* [ENTRIES SHOWN]:

┌──

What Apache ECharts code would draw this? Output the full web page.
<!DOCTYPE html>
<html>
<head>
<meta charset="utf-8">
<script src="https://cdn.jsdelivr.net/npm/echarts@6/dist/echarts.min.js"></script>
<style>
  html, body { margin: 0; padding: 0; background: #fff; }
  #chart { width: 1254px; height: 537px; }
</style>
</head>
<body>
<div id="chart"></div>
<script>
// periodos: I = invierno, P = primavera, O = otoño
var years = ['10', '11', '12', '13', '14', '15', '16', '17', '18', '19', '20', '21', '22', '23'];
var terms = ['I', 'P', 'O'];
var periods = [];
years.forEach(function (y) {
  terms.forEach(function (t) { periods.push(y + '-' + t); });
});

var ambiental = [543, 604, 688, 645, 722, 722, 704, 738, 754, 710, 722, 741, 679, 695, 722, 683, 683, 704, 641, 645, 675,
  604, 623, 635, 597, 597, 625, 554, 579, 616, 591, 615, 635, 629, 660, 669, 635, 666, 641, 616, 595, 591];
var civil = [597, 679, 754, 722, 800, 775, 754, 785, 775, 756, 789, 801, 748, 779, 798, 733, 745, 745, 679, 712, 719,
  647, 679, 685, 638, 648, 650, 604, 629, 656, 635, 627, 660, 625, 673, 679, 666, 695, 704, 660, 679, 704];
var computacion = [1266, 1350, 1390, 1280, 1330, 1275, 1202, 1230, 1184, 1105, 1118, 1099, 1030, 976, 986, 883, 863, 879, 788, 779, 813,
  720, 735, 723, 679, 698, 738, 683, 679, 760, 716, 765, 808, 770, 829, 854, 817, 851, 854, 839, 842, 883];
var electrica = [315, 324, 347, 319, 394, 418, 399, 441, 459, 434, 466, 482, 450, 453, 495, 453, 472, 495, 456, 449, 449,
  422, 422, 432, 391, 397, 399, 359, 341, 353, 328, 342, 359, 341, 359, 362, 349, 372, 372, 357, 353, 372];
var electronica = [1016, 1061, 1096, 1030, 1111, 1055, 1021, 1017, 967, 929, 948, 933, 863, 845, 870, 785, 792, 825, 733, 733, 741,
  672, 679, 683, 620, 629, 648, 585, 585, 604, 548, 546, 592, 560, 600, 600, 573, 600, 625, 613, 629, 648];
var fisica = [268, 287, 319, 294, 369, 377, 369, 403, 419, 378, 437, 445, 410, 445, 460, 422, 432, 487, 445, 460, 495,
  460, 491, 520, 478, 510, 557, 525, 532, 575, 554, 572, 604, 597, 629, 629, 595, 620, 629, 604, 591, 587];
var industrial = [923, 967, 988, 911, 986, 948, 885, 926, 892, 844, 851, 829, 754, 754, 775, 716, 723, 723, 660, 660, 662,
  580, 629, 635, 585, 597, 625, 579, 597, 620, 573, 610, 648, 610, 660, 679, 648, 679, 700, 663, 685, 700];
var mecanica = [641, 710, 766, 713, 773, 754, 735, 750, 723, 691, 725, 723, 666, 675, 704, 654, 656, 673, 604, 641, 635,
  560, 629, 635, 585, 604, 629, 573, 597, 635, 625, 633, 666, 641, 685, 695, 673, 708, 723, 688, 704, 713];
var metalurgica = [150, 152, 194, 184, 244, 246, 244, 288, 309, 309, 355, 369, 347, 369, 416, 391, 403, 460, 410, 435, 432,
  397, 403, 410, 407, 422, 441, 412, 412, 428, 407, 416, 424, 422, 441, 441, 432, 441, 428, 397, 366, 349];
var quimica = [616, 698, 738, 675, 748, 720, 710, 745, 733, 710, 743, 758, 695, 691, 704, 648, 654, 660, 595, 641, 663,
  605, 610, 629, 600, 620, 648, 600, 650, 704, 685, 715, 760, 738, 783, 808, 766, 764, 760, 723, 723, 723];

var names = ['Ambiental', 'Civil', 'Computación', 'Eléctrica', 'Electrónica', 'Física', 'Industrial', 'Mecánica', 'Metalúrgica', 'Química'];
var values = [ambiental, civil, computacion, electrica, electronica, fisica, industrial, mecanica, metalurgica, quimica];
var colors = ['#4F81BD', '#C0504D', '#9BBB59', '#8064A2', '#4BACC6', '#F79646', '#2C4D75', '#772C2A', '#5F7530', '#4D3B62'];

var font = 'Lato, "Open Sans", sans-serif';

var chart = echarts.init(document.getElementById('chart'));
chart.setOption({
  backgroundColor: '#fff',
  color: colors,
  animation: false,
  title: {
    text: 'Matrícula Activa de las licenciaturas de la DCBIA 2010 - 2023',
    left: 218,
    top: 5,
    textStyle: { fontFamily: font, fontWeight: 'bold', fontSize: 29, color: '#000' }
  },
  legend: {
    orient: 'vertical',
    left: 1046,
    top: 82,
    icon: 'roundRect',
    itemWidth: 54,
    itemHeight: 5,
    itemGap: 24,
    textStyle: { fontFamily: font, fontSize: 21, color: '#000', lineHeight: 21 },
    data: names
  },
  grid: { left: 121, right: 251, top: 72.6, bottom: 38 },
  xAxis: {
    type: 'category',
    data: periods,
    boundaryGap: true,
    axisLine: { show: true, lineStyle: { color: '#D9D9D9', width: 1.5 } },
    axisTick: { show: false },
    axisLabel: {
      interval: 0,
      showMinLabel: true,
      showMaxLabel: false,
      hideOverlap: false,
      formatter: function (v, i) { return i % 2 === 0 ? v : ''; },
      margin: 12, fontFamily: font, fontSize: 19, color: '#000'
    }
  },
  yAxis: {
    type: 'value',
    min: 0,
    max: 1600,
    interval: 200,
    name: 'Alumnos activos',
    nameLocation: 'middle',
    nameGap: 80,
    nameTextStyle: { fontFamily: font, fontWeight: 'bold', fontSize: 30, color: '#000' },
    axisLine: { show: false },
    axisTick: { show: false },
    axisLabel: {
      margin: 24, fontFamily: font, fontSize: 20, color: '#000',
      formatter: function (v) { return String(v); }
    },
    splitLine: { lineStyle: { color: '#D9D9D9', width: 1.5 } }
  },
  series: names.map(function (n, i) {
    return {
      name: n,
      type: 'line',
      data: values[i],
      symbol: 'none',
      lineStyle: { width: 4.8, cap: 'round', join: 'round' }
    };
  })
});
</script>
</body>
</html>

└──
┌──

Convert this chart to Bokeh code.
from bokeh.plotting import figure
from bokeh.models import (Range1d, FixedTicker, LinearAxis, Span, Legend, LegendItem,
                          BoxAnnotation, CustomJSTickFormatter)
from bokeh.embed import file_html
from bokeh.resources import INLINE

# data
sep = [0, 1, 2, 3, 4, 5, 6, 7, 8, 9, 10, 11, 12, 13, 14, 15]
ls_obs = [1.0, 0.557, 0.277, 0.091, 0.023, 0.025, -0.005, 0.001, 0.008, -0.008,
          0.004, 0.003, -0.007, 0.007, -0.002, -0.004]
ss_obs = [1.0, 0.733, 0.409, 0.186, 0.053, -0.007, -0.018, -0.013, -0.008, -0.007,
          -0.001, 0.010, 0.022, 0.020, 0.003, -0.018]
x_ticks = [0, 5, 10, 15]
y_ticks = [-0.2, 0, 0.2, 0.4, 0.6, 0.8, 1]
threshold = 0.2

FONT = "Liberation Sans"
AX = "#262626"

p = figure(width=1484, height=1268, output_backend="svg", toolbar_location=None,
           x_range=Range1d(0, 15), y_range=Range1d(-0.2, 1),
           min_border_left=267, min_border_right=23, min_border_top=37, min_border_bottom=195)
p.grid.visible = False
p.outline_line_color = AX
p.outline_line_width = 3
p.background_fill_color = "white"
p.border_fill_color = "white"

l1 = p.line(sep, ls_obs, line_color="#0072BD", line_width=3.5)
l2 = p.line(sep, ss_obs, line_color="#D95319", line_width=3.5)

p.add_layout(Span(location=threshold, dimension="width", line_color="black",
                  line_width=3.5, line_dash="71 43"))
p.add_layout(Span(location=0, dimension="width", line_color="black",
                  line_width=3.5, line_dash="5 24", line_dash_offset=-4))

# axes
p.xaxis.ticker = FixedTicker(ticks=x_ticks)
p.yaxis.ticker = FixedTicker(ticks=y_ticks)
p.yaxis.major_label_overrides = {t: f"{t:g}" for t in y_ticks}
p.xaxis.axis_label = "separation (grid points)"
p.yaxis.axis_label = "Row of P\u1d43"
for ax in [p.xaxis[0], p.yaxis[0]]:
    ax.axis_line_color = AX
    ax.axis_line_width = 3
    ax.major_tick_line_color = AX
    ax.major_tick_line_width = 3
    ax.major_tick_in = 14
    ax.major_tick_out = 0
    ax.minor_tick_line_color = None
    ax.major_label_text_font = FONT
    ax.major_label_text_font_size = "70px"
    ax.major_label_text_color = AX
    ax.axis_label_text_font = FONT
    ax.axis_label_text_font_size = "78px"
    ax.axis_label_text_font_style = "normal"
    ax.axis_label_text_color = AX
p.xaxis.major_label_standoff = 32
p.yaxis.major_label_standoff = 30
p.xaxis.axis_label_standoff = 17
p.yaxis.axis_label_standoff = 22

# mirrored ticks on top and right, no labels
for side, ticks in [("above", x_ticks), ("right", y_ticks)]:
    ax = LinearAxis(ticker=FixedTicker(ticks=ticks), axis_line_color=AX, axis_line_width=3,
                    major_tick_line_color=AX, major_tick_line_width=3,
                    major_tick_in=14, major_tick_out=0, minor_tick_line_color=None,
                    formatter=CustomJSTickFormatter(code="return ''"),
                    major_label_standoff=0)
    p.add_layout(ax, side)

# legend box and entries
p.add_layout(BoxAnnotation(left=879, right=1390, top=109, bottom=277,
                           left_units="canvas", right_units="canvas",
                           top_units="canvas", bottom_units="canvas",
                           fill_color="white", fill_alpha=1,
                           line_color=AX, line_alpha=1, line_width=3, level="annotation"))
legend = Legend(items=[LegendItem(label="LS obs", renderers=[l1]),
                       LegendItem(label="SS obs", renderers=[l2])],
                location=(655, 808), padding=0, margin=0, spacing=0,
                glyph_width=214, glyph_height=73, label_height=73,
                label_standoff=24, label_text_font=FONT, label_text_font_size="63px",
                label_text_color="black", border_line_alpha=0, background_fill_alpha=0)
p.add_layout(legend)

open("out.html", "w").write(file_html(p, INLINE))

└──
┌──

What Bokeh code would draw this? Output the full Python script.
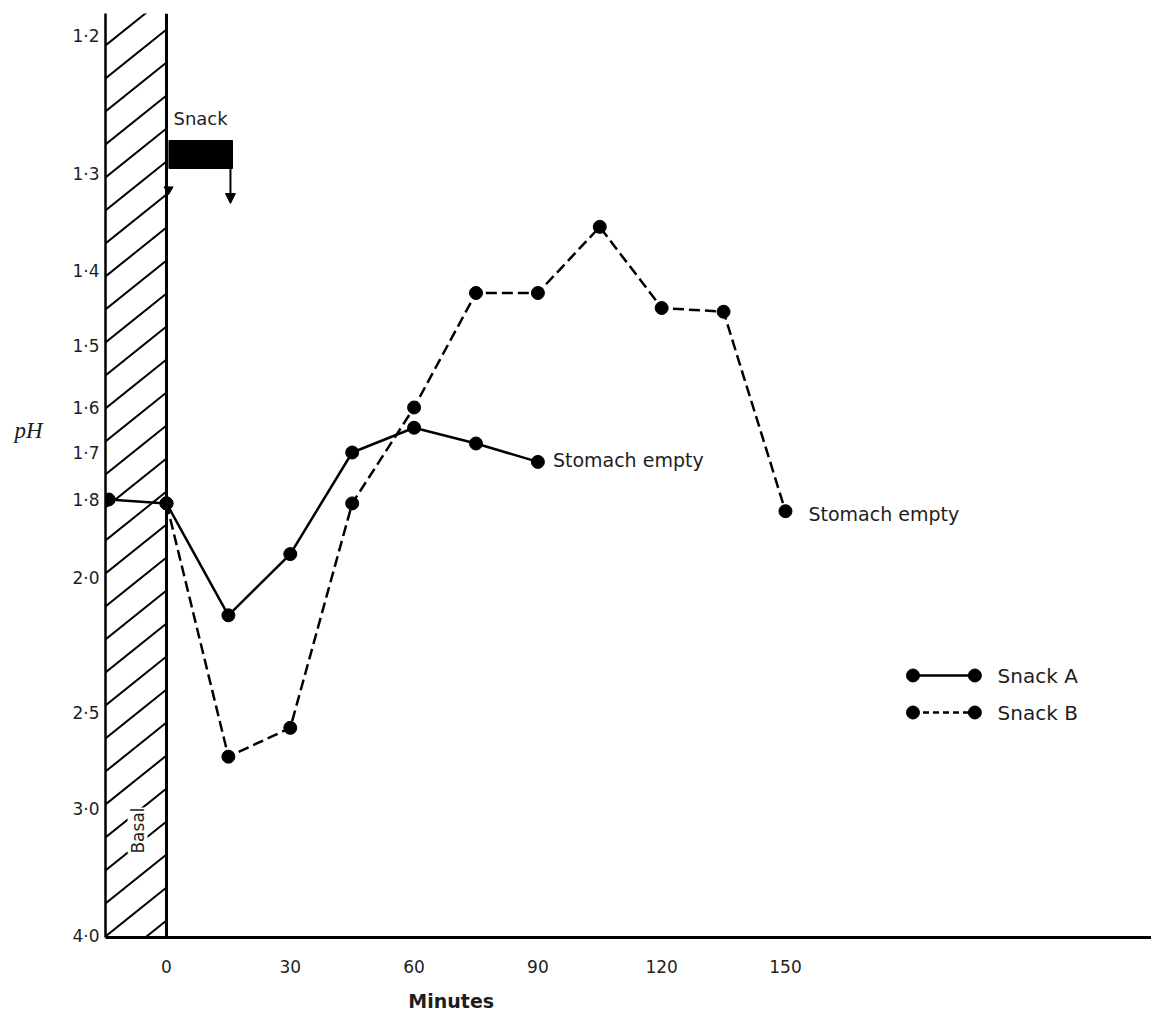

└──

* [WRITTEN REQUEST]: Of the lines in the listing above, how many hold the string "code"? Reply with the number only.

* [OUTPUT OF THE TASK]: 4